Record your visit if your doctor allows it. Recording the conversation with your doctor gives you a chance to hear specific information again or share it with family members or friends.
Incorporate other health care professionals into your team. Your medical oncologist is an essential member of your health care team, but there are other health care professionals who can help you manage your diagnosis and treatment:
- Your primary care physician should be kept updated about your cancer treatment and any test results.
- Because some potential treatment side effects affect the digestive system, it is a good idea to have a gastroenterologist as part of your multi-disciplinary team.
- Your local pharmacist is a great source of knowledge about the medications you are taking; have all of your prescriptions filled at the same pharmacy to avoid the possibility of harmful drug interactions.
- Make sure your oncologist knows of any other medical conditions you have, or any pain you are experiencing, so that they can consult with your primary care physician or specialists as needed.
Remember, there is no such thing as over-communication.
Frequently Asked Questions
Q. What are the treatments for liver cancer that has spread from another location in the body?

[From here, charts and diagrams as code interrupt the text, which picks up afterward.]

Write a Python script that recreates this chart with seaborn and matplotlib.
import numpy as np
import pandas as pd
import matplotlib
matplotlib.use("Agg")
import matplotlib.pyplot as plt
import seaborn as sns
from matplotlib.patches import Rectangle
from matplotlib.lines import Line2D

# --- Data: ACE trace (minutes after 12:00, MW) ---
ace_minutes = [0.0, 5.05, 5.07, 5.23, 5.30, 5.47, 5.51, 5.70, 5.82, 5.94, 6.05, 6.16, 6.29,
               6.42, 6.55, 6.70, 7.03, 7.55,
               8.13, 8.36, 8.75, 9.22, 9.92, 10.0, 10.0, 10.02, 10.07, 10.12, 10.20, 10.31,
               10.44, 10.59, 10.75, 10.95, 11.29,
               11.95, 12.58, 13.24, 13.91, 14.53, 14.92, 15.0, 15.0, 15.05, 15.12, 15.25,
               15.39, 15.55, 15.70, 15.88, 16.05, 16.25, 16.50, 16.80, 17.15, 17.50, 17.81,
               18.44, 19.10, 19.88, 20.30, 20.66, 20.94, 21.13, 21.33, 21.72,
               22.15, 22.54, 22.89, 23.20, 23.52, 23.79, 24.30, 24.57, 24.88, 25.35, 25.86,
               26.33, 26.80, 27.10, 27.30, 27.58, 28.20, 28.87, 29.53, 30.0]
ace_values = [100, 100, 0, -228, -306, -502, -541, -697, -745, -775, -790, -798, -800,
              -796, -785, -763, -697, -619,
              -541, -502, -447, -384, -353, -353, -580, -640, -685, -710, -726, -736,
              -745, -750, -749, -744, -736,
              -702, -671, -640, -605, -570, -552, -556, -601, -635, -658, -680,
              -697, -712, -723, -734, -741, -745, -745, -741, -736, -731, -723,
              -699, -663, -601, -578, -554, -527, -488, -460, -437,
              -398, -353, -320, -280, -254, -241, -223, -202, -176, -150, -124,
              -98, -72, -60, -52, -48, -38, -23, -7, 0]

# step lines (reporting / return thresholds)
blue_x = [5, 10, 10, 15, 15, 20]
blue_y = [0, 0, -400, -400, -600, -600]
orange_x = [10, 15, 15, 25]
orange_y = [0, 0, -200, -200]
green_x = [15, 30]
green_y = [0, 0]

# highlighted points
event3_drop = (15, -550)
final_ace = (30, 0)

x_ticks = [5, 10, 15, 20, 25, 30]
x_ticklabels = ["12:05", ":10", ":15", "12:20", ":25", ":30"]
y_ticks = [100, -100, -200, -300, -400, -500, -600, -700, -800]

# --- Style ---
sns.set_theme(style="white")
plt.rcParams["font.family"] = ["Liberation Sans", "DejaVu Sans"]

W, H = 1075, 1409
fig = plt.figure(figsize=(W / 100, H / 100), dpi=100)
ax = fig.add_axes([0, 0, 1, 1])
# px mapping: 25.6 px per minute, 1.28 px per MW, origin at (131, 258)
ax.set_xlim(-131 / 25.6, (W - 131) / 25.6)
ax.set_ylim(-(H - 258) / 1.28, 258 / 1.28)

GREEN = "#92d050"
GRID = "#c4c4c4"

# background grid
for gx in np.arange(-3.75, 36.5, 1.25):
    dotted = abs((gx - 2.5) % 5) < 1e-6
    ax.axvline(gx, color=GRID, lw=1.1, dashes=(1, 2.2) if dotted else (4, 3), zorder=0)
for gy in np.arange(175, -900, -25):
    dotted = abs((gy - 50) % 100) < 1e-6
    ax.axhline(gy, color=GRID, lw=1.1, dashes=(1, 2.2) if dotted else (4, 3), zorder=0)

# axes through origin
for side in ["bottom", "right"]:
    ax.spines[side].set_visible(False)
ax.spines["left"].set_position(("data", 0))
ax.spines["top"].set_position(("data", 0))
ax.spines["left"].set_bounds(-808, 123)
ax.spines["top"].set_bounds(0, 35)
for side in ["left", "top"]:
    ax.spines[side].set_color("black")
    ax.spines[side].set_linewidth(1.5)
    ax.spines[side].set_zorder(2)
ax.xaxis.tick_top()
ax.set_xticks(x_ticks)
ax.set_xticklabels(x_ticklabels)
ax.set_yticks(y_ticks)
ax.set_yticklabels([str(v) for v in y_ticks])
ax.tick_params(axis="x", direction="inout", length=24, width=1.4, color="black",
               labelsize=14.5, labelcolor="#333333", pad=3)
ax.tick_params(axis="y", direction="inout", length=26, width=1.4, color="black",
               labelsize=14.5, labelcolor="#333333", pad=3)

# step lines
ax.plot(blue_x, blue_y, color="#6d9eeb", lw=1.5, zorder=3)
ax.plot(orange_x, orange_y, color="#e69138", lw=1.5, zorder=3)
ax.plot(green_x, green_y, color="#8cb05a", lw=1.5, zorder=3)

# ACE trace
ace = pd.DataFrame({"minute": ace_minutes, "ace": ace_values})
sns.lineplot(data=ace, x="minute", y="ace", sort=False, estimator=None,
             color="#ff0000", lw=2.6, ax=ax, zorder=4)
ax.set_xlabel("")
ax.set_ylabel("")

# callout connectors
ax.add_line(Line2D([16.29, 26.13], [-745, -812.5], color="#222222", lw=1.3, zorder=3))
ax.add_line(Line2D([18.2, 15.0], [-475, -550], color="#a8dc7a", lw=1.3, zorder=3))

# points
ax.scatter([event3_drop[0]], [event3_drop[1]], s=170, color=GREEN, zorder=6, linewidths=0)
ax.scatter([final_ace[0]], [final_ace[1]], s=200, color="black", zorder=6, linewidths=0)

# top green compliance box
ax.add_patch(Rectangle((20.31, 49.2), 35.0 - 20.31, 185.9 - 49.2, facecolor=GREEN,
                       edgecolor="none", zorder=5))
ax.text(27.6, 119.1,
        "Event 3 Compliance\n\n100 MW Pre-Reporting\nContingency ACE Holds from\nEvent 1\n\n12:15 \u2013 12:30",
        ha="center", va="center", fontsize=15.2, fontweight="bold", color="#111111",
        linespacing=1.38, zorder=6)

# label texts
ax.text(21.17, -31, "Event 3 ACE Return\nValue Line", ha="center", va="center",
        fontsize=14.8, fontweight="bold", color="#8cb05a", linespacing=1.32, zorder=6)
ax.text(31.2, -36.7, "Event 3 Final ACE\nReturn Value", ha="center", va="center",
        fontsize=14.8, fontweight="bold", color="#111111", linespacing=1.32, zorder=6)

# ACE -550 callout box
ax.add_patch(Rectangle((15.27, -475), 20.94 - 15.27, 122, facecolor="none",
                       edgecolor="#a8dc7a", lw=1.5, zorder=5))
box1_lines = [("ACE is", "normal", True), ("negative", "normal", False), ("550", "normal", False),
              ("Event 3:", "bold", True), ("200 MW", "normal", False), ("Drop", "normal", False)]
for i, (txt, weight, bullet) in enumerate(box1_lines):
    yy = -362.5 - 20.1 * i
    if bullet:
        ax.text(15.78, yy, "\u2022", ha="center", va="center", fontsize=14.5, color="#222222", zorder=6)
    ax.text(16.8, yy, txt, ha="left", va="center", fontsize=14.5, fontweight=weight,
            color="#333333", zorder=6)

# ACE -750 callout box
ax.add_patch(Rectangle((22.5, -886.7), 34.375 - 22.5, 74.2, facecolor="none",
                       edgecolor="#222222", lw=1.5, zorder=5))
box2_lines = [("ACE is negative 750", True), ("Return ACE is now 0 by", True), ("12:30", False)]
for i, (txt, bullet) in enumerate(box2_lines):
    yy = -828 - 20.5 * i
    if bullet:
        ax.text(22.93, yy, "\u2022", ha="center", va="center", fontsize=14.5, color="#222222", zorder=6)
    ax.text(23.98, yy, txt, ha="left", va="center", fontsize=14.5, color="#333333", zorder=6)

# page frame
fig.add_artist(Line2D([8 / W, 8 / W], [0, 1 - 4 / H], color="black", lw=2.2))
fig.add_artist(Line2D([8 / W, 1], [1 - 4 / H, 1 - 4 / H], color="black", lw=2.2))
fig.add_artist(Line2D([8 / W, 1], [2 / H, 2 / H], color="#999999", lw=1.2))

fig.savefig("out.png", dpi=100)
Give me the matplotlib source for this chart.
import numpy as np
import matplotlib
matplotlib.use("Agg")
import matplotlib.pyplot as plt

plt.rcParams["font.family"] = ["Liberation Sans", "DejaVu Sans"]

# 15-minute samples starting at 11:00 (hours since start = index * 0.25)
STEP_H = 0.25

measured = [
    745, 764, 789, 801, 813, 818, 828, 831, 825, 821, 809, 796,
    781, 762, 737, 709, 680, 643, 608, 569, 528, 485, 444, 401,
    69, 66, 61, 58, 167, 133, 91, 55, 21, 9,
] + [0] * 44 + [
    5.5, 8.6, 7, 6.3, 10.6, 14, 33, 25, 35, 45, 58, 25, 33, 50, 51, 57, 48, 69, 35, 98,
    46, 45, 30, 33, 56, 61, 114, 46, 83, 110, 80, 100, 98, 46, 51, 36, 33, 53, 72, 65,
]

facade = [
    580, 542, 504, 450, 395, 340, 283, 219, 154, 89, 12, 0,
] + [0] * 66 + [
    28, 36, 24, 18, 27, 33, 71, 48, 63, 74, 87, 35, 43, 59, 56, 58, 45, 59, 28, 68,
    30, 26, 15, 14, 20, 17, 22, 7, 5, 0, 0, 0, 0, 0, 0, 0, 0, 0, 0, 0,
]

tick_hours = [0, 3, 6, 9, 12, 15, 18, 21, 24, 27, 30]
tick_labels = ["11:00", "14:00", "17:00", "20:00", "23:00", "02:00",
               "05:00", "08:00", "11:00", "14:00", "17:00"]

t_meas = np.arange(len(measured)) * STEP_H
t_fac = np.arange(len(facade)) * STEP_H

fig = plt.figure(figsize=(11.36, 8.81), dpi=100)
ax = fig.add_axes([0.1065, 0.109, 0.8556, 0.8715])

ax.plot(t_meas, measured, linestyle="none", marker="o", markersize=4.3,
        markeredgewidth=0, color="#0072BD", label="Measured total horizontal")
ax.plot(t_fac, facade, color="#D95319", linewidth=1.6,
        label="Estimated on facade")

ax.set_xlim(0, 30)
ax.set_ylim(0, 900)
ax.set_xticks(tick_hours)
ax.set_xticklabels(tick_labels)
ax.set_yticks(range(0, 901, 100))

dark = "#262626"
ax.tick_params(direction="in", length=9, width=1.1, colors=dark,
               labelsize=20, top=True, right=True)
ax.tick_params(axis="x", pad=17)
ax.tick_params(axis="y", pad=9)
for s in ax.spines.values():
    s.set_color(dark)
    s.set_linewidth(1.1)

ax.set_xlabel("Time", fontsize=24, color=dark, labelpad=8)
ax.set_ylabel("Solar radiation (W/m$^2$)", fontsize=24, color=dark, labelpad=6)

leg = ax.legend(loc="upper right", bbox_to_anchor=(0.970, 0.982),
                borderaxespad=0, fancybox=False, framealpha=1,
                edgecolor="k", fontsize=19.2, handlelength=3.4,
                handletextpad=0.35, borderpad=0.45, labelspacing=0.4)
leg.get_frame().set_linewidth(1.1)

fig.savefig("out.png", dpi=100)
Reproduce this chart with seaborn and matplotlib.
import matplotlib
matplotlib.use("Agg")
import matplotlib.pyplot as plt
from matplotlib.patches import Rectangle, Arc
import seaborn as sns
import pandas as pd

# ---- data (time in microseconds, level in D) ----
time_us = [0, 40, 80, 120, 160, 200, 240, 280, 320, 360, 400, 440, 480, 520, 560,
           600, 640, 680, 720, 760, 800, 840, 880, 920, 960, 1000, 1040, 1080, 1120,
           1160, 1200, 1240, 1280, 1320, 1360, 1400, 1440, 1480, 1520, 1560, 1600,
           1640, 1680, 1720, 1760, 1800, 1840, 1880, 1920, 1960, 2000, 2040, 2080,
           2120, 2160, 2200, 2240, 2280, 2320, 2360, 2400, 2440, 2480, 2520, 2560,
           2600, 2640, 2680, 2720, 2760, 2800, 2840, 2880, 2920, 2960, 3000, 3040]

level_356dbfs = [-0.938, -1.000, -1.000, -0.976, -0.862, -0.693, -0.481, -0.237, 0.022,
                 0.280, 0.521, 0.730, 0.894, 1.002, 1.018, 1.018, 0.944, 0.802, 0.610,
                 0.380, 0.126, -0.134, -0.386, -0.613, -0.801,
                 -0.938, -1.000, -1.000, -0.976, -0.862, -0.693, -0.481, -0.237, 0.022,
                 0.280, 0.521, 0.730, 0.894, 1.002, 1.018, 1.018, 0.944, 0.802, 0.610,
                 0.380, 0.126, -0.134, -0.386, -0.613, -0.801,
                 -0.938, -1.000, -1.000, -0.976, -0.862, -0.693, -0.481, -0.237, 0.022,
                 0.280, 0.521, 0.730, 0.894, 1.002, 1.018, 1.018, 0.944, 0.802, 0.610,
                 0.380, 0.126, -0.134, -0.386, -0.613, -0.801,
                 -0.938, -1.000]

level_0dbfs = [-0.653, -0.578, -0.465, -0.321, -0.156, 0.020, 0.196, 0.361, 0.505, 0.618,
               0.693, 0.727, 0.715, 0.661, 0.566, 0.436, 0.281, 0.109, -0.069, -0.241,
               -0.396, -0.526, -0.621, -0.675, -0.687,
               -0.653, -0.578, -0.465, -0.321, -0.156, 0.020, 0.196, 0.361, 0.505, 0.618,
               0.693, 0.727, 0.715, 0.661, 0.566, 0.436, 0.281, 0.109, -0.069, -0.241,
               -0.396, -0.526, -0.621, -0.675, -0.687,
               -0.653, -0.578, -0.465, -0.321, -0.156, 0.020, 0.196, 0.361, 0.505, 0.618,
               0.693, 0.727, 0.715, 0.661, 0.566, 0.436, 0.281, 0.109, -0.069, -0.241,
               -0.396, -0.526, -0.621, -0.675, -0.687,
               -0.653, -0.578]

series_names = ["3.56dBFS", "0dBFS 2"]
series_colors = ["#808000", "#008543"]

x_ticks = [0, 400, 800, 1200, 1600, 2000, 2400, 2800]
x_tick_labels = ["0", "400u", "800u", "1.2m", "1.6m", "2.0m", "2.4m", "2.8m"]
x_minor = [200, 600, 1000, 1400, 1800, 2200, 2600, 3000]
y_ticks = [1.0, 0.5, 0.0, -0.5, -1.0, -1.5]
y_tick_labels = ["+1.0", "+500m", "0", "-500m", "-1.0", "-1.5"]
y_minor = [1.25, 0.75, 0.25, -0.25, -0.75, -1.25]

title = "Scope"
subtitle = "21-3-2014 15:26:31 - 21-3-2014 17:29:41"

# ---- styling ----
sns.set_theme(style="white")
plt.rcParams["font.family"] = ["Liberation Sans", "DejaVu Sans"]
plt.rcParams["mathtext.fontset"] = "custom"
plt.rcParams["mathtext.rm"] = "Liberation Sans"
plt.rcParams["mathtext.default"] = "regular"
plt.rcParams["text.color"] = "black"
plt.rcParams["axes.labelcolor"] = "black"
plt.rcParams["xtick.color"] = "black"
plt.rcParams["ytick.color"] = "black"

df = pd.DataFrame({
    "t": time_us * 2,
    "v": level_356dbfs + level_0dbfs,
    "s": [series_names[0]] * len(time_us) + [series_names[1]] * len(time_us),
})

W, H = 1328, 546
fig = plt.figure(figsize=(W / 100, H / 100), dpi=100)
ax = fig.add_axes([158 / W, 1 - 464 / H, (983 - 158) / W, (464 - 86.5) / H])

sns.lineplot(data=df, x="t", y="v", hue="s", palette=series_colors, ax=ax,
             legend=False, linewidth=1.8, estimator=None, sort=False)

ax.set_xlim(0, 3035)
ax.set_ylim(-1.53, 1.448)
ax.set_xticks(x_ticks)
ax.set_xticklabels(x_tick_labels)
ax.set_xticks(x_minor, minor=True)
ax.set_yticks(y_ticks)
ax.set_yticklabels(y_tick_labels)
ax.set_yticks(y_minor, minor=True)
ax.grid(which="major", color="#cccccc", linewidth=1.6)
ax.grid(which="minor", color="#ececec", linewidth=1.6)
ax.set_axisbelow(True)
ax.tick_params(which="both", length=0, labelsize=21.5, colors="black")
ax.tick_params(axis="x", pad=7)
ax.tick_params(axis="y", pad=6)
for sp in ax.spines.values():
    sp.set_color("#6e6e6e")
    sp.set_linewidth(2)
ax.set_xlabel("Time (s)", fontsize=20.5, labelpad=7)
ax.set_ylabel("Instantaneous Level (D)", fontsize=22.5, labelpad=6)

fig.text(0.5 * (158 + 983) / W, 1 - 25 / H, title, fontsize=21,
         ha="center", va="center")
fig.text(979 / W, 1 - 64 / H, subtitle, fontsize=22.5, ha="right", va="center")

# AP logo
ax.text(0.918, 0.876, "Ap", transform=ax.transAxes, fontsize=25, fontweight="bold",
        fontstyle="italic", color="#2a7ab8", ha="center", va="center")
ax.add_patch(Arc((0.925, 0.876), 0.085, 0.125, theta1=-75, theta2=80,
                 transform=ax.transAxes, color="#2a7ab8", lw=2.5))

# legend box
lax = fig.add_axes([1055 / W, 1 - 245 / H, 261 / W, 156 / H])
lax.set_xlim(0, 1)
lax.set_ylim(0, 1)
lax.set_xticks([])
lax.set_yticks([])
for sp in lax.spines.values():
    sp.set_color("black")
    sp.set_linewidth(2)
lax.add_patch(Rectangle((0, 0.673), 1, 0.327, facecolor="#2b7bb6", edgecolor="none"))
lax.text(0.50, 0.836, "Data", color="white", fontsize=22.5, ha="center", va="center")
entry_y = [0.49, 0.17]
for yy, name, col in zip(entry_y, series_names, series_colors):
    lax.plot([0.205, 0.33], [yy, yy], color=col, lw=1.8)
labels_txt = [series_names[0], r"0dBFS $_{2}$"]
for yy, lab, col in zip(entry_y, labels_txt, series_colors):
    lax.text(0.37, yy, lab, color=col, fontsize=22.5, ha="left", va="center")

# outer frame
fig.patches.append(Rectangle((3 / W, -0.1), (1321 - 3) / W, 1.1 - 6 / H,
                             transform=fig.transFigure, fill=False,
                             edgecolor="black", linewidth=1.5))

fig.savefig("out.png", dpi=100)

A. Liver cancer often begins in another location in the body, such as the colon, stomach, or breast. These tumors are treated with the specific drugs used when the tumors began (before they spread). Depending on the number, size, and location of the tumors, surgery is a potential option for both primary liver cancer and cancer that has spread to the liver from another place in the body.
Q. Should a person diagnosed with liver cancer seek a second opinion?
A. At the time of diagnosis, it makes sense to seek a consultation from a major cancer center or a group of physicians who are experts in managing primary liver cancer. Another time to seek a consultation or second opinion is if the cancer is not responding to treatment and/or if a change in treatment is warranted. Discussions can include possible changes in treatment approaches, and if participation in a clinical trial should be considered.
Q. I’ve had hepatitis C. Should I be tested for liver cancer?
A. Hepatitis C is a condition characterized by inflammation of the liver, resulting from infection with the hepatitis C virus. Over the course of many years, this inflammation can lead to cirrhosis (scarring throughout the liver), a risk factor for primary liver cancer. People with cirrhosis should get regular ultrasound screenings to check for liver tumors.
Q. What is ascites and how is it treated?
A. Ascites is the accumulation of protein-containing (ascitic) fluid in the abdomen. It may develop in patients with HCC who also have liver damage. The basic treatment for ascites is a low-sodium diet along with bed rest. In some cases, diuretics (medications designed to increase the amount of water and salt expelled from the body) are prescribed; more rarely, a surgical procedure may be needed to remove the fluid.